MENCHEVISME n. m. Vers 1900, une divergence d’idées importante se manifesta au sein du Parti social démocrate Russe. Une partie de ses membres, se cramponnant au « programme minimum », estimait que la révolution russe, imminente, serait une révolution bourgeoise, assez modérée dans ses résultats. Ces socialistes ne croyaient pas à la possibilité de passer, d’un bond, de la monarchie féodale au régime socialiste. Une république démocratique mais bourgeoise, qui ouvrirait les portes à une rapide évolution capitaliste, telle était leur idée fondamentale. La « révolution sociale » en Russie était, à leur avis, chose impossible pour l’instant.

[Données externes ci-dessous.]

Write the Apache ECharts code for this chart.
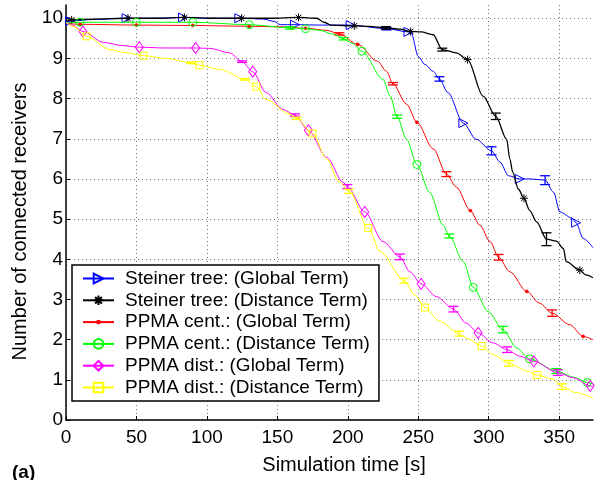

Beaucoup de membres du parti avaient une opinion opposée. D’après eux, la révolution aurait toutes les chances de devenir une « révolution sociale », avec ses conséquences logiques. Les autres socialistes renoncèrent au « programme minimum », ils s’apprêtèrent à la conquête du pouvoir et à la lutte immédiate et définitive contre le capitalisme. Les leaders du premier courant furent : Plékhanoff, Martoff et autres. Le grand inspirateur du second fut Lénine.

La scission définitive, irrémédiable, entre les deux camps eut lieu en 1903, au Congrès de Londres. Les social-démocrates de la tendance léniniste se trouvèrent en majorité. « Majorité » étant en russe bolchinstvo, on appela les partisans de cette tendance bolcheviki (en français : majoritaires). « Minorité » étant en russe menchinstro, on dénomma les autres mencheviki (en français : minoritaires). Et quant aux tendances elles-mêmes, l’une obtint le nom de bolchevisme (Voir ce mot), l’autre, celui de menchevisme (tendance de la minorité).

Après la victoire des bolcheviki en 1917, Ils déclarèrent le menchevisme contre-révolutionnaire et l’écrasèrent.